**SET EXERCISE:** Output all the data exactly. Pictures do not belong in the copy.

**DATA:**
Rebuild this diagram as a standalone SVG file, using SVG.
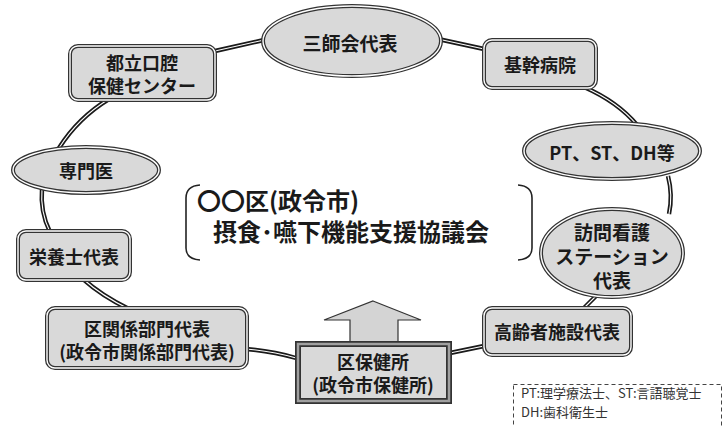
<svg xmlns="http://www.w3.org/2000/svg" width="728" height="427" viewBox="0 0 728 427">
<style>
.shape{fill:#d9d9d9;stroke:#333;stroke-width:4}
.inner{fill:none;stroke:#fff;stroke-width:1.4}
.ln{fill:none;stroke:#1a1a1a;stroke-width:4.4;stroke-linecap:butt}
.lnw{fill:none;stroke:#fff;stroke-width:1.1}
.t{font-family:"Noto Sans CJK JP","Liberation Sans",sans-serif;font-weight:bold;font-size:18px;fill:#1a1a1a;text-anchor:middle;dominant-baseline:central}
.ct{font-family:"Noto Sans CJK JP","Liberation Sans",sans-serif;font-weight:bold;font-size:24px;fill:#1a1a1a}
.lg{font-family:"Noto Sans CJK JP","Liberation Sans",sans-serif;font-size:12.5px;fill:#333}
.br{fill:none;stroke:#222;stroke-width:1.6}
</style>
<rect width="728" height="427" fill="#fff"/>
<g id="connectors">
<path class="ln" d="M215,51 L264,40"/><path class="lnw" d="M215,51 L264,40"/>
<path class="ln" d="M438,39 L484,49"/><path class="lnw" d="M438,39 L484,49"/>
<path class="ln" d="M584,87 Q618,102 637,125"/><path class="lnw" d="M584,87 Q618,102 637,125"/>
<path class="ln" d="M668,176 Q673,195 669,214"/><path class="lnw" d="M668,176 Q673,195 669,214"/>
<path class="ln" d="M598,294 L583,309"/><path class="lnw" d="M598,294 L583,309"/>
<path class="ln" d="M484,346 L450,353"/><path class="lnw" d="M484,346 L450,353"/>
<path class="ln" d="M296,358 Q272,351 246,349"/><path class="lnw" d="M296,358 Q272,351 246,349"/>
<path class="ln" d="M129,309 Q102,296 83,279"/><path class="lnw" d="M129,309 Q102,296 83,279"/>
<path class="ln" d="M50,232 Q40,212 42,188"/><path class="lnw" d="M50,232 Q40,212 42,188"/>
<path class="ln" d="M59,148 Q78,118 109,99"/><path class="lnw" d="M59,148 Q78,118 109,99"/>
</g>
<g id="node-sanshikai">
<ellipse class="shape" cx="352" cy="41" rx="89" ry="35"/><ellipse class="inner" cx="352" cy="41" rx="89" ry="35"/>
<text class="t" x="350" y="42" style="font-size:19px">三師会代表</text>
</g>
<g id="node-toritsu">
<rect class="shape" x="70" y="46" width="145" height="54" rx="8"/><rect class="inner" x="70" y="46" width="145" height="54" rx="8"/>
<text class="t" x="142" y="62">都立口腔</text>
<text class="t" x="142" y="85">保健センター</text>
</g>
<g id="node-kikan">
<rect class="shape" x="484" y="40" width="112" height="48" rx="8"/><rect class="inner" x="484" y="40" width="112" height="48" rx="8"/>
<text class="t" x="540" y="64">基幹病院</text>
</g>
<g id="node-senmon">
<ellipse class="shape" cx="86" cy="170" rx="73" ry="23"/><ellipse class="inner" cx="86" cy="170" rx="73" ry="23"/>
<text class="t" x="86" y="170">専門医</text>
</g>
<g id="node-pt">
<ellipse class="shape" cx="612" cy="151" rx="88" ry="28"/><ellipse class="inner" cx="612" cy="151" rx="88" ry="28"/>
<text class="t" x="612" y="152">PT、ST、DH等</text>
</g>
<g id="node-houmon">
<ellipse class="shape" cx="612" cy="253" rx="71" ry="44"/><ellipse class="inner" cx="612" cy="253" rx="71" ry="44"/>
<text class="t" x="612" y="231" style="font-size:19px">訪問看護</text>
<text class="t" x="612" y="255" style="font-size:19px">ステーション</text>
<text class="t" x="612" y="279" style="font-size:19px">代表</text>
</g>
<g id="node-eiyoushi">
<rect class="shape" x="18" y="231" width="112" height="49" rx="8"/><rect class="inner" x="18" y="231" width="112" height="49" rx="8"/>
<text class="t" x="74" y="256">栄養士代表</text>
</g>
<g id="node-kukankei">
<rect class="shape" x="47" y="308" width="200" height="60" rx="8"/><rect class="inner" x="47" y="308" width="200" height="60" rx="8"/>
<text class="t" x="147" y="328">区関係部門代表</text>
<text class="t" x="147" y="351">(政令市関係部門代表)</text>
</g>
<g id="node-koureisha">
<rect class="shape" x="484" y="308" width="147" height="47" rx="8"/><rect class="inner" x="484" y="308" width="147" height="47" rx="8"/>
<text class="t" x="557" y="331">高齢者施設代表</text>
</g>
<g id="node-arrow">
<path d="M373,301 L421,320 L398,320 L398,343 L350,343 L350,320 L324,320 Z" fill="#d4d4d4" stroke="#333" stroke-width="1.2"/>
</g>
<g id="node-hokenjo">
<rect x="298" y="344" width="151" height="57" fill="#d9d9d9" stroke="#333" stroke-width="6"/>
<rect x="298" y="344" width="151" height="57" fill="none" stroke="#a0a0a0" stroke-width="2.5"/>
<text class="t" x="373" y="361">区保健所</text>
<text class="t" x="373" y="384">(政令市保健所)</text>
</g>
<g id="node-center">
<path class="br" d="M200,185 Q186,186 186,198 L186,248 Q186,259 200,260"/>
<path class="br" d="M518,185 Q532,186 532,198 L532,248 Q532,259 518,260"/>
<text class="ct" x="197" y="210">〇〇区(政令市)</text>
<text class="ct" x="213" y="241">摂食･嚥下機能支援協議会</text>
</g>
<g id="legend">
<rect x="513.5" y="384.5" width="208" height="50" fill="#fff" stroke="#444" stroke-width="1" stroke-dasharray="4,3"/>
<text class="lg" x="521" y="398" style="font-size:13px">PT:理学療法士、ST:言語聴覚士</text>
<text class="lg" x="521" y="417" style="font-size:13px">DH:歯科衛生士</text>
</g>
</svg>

**OUTPUT:**
Rebuild this diagram as a standalone SVG file, using SVG.
<svg xmlns="http://www.w3.org/2000/svg" width="728" height="427" viewBox="0 0 728 427">
<style>
.shape{fill:#d9d9d9;stroke:#333;stroke-width:4}
.inner{fill:none;stroke:#fff;stroke-width:1.4}
.ln{fill:none;stroke:#1a1a1a;stroke-width:4.4;stroke-linecap:butt}
.lnw{fill:none;stroke:#fff;stroke-width:1.1}
.t{font-family:"Noto Sans CJK JP","Liberation Sans",sans-serif;font-weight:bold;font-size:18px;fill:#1a1a1a;text-anchor:middle;dominant-baseline:central}
.ct{font-family:"Noto Sans CJK JP","Liberation Sans",sans-serif;font-weight:bold;font-size:24px;fill:#1a1a1a}
.lg{font-family:"Noto Sans CJK JP","Liberation Sans",sans-serif;font-size:12.5px;fill:#333}
.br{fill:none;stroke:#222;stroke-width:1.6}
</style>
<rect width="728" height="427" fill="#fff"/>
<g id="connectors">
<path class="ln" d="M215,51 L264,40"/><path class="lnw" d="M215,51 L264,40"/>
<path class="ln" d="M438,39 L484,49"/><path class="lnw" d="M438,39 L484,49"/>
<path class="ln" d="M584,87 Q618,102 637,125"/><path class="lnw" d="M584,87 Q618,102 637,125"/>
<path class="ln" d="M668,176 Q673,195 669,214"/><path class="lnw" d="M668,176 Q673,195 669,214"/>
<path class="ln" d="M598,294 L583,309"/><path class="lnw" d="M598,294 L583,309"/>
<path class="ln" d="M484,346 L450,353"/><path class="lnw" d="M484,346 L450,353"/>
<path class="ln" d="M296,358 Q272,351 246,349"/><path class="lnw" d="M296,358 Q272,351 246,349"/>
<path class="ln" d="M129,309 Q102,296 83,279"/><path class="lnw" d="M129,309 Q102,296 83,279"/>
<path class="ln" d="M50,232 Q40,212 42,188"/><path class="lnw" d="M50,232 Q40,212 42,188"/>
<path class="ln" d="M59,148 Q78,118 109,99"/><path class="lnw" d="M59,148 Q78,118 109,99"/>
</g>
<g id="node-sanshikai">
<ellipse class="shape" cx="352" cy="41" rx="89" ry="35"/><ellipse class="inner" cx="352" cy="41" rx="89" ry="35"/>
<text class="t" x="350" y="42" style="font-size:19px">三師会代表</text>
</g>
<g id="node-toritsu">
<rect class="shape" x="70" y="46" width="145" height="54" rx="8"/><rect class="inner" x="70" y="46" width="145" height="54" rx="8"/>
<text class="t" x="142" y="62">都立口腔</text>
<text class="t" x="142" y="85">保健センター</text>
</g>
<g id="node-kikan">
<rect class="shape" x="484" y="40" width="112" height="48" rx="8"/><rect class="inner" x="484" y="40" width="112" height="48" rx="8"/>
<text class="t" x="540" y="64">基幹病院</text>
</g>
<g id="node-senmon">
<ellipse class="shape" cx="86" cy="170" rx="73" ry="23"/><ellipse class="inner" cx="86" cy="170" rx="73" ry="23"/>
<text class="t" x="86" y="170">専門医</text>
</g>
<g id="node-pt">
<ellipse class="shape" cx="612" cy="151" rx="88" ry="28"/><ellipse class="inner" cx="612" cy="151" rx="88" ry="28"/>
<text class="t" x="612" y="152">PT、ST、DH等</text>
</g>
<g id="node-houmon">
<ellipse class="shape" cx="612" cy="253" rx="71" ry="44"/><ellipse class="inner" cx="612" cy="253" rx="71" ry="44"/>
<text class="t" x="612" y="231" style="font-size:19px">訪問看護</text>
<text class="t" x="612" y="255" style="font-size:19px">ステーション</text>
<text class="t" x="612" y="279" style="font-size:19px">代表</text>
</g>
<g id="node-eiyoushi">
<rect class="shape" x="18" y="231" width="112" height="49" rx="8"/><rect class="inner" x="18" y="231" width="112" height="49" rx="8"/>
<text class="t" x="74" y="256">栄養士代表</text>
</g>
<g id="node-kukankei">
<rect class="shape" x="47" y="308" width="200" height="60" rx="8"/><rect class="inner" x="47" y="308" width="200" height="60" rx="8"/>
<text class="t" x="147" y="328">区関係部門代表</text>
<text class="t" x="147" y="351">(政令市関係部門代表)</text>
</g>
<g id="node-koureisha">
<rect class="shape" x="484" y="308" width="147" height="47" rx="8"/><rect class="inner" x="484" y="308" width="147" height="47" rx="8"/>
<text class="t" x="557" y="331">高齢者施設代表</text>
</g>
<g id="node-arrow">
<path d="M373,301 L421,320 L398,320 L398,343 L350,343 L350,320 L324,320 Z" fill="#d4d4d4" stroke="#333" stroke-width="1.2"/>
</g>
<g id="node-hokenjo">
<rect x="298" y="344" width="151" height="57" fill="#d9d9d9" stroke="#333" stroke-width="6"/>
<rect x="298" y="344" width="151" height="57" fill="none" stroke="#a0a0a0" stroke-width="2.5"/>
<text class="t" x="373" y="361">区保健所</text>
<text class="t" x="373" y="384">(政令市保健所)</text>
</g>
<g id="node-center">
<path class="br" d="M200,185 Q186,186 186,198 L186,248 Q186,259 200,260"/>
<path class="br" d="M518,185 Q532,186 532,198 L532,248 Q532,259 518,260"/>
<text class="ct" x="197" y="210">〇〇区(政令市)</text>
<text class="ct" x="213" y="241">摂食･嚥下機能支援協議会</text>
</g>
<g id="legend">
<rect x="513.5" y="384.5" width="208" height="50" fill="#fff" stroke="#444" stroke-width="1" stroke-dasharray="4,3"/>
<text class="lg" x="521" y="398" style="font-size:13px">PT:理学療法士、ST:言語聴覚士</text>
<text class="lg" x="521" y="417" style="font-size:13px">DH:歯科衛生士</text>
</g>
</svg>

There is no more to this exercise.